MulderI don't know. Think there was still a lot of separate identity in areas such as Saxony and Hanover. Also there had traditionally been a fair amount of tension between the Prussian Rhineland, predominantly mercantile, liberal and Catholic and the eastern heartland, dominanted by the military and agrarian interests. It might be too late by this time but I think there's a decent chance of it working. Don't forget its Prussia rather than Germany as a whole blamed for the excesses of the war and only Prussia paying the markedly reduced level of reparations. If the various states can avoid the economic and political burden I think there would be a decent amount of support in a lot of areas. At least to make any reunification less dominated by Prussia and a revived military simply because there would be even more concern about a new war in a country with less certain unity.

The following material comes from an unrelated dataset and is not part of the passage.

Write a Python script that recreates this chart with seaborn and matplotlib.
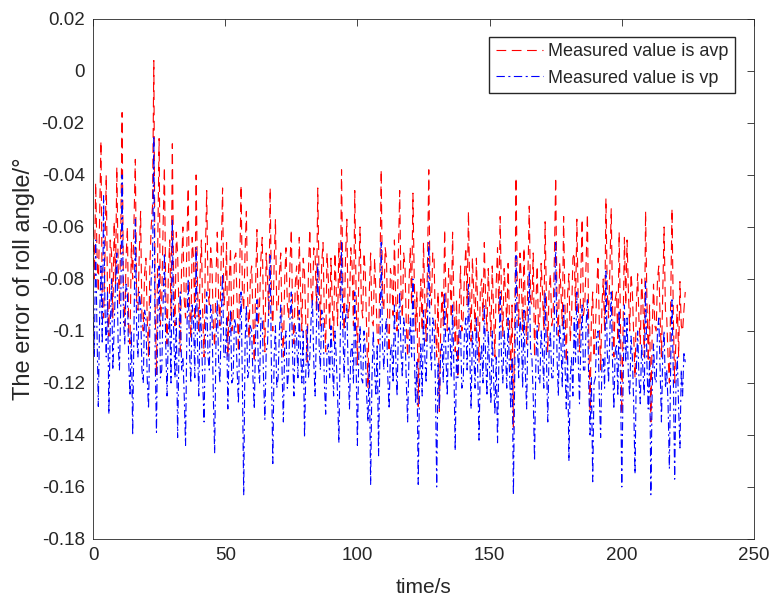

I really think you're drastically underestimating the strength of German national feeling. The comradeship of war erased local differences (by analogy, the development of Scottish nationalism completely stopped cold in Britain during the wars), and all the seperatist movements of 1918-1919, as Mulder points out, were laughable. Austria, of course, tried to
join Germany in its hour of defeat.
How would this work, logistically? Nothing is going to convince anyone to just secede because the French say so. Germany will have to be occupied, which as far as Britain is concerned is a humungous waste of time and resources (and Britain wouldn't see a fragmented Germany as in its interests either). So this plan required France to invade every portion of Germany they want to carve off, assemble a government (I highly doubt they can get any immediately elected government to support a seperatist program) by themselves, which is of course not going to make them popular, meaning they'll basically need to occupy large parts of Germany under the guise of collaborating governments indefinately.
If you want to deunify Germany and keep it that way merely have German split up into four different countries and occupy them until reparations are paid.
Again, we can't just conjure up "four countries". We'll have to put boots on the ground to make it happen, as if the Ruhr imbroglio wasn't divisive enough, or didn't meet enough resistance from the Germans. We'll have to establish governments which will be effectively ocucpations, since all the creative accounting in the world isn't going to produce a democratic seperatist administration in any quarter in Germany. And we'll have to prop them up as long as we want them to exist.